Namun Kementerian ATR/BPN membuat narasi optimis di medsos mereka usai kunjungan kerja sang menteri ke Surabaya: 

Di twitter mereka menulis begini: “Gerak Cepat Kementerian ATR/BPN Tindak Lanjuti Masalah Pertanahan Puluhan Tahun di Surabaya,”


Cuitan Kementarian ATR/BPN usai kunjungaun Hadi Tjahjanto di Surabaya, 5 Januari 2023.-twitter-

Ada foto Menteri ATR/BPN yang menemui warga di postingan itu. 

Ada juga link pers rilis. Berikut penggalannya: 

"Kita akan mencari solusi yang terbaik, yang solutif sehingga masyarakat bisa memiliki kepastian hukum," kata Menteri ATR/Kepala BPN usai meninjau lokasi padat penduduk di Kelurahan Sawunggaling.

Dalam penyelesaian masalah tanah seperti di Surabaya ini, tentu tidak bisa ditindaklanjuti hanya dengan kerja Kementerian ATR/BPN saja. Maka dari itu, Hadi Tjahjanto berharap kepada pihak BUMN untuk membantu memberikan solusi terbaik untuk masyarakat. "Tentunya kita juga akan tawarkan solusi-solusi penyelesaian apa saja," ujarnya.

"Kalau kita melihat secara fisik semua sudah berpenduduk, sudah padat dengan gang yang sempit semua, dan rata-rata masyarakat juga saya lihat ada yang punya hanya 20 meter," tambah Hadi Tjahjanto.

Dengan meninjau langsung ke lapangan, Menteri ATR/Kepala BPN mengaku dapat memudahkan pihaknya dalam hal memperoleh informasi.
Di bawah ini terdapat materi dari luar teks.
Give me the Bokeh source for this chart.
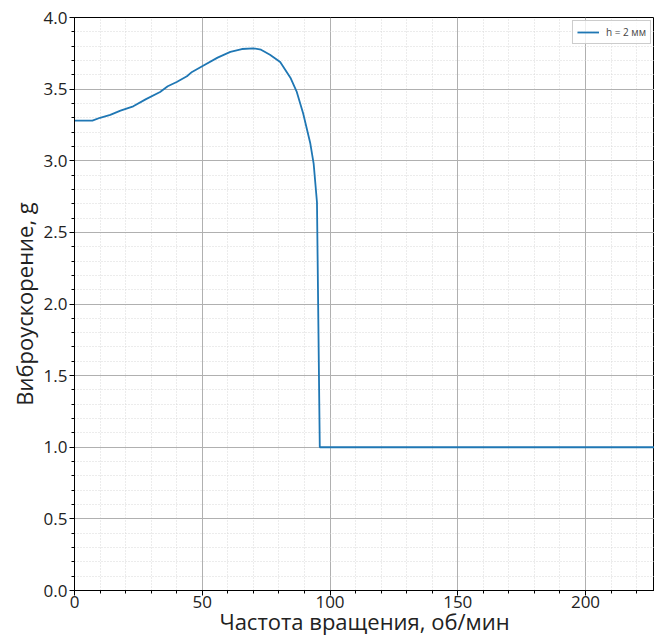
from bokeh.plotting import figure
from bokeh.models import Range1d, SingleIntervalTicker, Legend, LegendItem, CustomJSTickFormatter
from bokeh.embed import file_html
from bokeh.resources import INLINE

# data
freq = [0, 7, 10, 14, 18, 23, 28, 33.5, 36.5, 40, 44, 46, 50.5, 56, 61, 65.5,
        70, 73, 76.5, 80.5, 84.5, 87, 89.5, 92.3, 93.6, 94.9, 96, 240]
accel = [3.28, 3.28, 3.30, 3.32, 3.35, 3.38, 3.43, 3.48, 3.52, 3.55, 3.59, 3.62,
         3.665, 3.72, 3.76, 3.78, 3.785, 3.775, 3.74, 3.69, 3.58, 3.48, 3.33,
         3.12, 2.98, 2.71, 1.0, 1.0]
series_label = "h = 2 мм"
x_label = "Частота вращения, об/мин"
y_label = "Виброускорение, g"

FONT = "Open Sans"

p = figure(width=654, height=639, output_backend="svg", toolbar_location=None,
           x_range=Range1d(0, 227), y_range=Range1d(0, 4.0),
           min_border_left=74, min_border_right=0, min_border_top=17,
           min_border_bottom=49)
p.background_fill_color = "white"
p.border_fill_color = "white"
p.outline_line_color = "black"
p.outline_line_width = 1

r = p.line(freq, accel, line_color="#1f77b4", line_width=1.8)

p.xaxis.ticker = SingleIntervalTicker(interval=50, num_minor_ticks=5)
p.yaxis.ticker = SingleIntervalTicker(interval=0.5, num_minor_ticks=5)

for ax in (p.xaxis, p.yaxis):
    ax.axis_line_color = "black"
    ax.major_tick_line_color = "black"
    ax.minor_tick_line_color = "black"
    ax.major_tick_out = 5
    ax.major_tick_in = 0
    ax.minor_tick_out = 3
    ax.minor_tick_in = 0
    ax.major_label_text_font = FONT
    ax.major_label_text_font_size = "17px"
    ax.major_label_text_color = "#222222"
    ax.axis_label_text_font = FONT
    ax.axis_label_text_font_size = "22px"
    ax.axis_label_text_font_style = "normal"
    ax.axis_label_text_color = "#222222"
    ax.major_label_standoff = 2

p.xaxis.major_label_standoff = 0
p.xaxis.axis_label_standoff = -5
p.yaxis.axis_label_standoff = 2

p.xaxis.axis_label = x_label
p.yaxis.axis_label = y_label
p.yaxis.formatter = CustomJSTickFormatter(code="return tick.toFixed(1);")

for g in (p.xgrid, p.ygrid):
    g.grid_line_color = "#b0b0b0"
    g.grid_line_width = 1
    g.minor_grid_line_color = "#d8d8d8"
    g.minor_grid_line_dash = "1 2"
    g.minor_grid_line_width = 1

legend = Legend(items=[LegendItem(label=series_label, renderers=[r])],
                location="top_right")
legend.label_text_font = FONT
legend.label_text_font_size = "10px"
legend.label_standoff = 7
legend.glyph_width = 22
legend.glyph_height = 10
legend.padding = 4
legend.margin = 3
legend.spacing = 0
legend.border_line_color = "#cccccc"
legend.border_line_alpha = 1
legend.background_fill_alpha = 0.8
p.add_layout(legend)

open("out.html", "w").write(file_html(p, INLINE))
Dengan informasi yang didapat langsung di lapangan, Ia pun dapat segera menindaklanjuti penyelesaian konflik tersebut dan berharap permasalahan yang dihadapi masyarakat Surabaya dapat segera selesai.

"Mudah-mudahan bisa segera selesai, ini perlu waktu, yang penting menteri sudah tahu permasalahan di sini sehingga saya bisa laporkan kondisinya ke Pak Presiden," pungkasnya. 

Di kalimat terakhir itu saya mengambil kesimpulan: surat ijo tak mungkin bisa diselesaikan DPRD, DPR RI, DPD RI, wali kota, gubernur atau bahkan Menteri ATR/BPN. Sudah sering mereka mencarikan solusi tanpa penyelesaian.

Presiden Jokowi harus turun tangan. (*)

 

Tambahan: Saya tidak punya tanah surat ijo atau keluarga yang punya aset itu.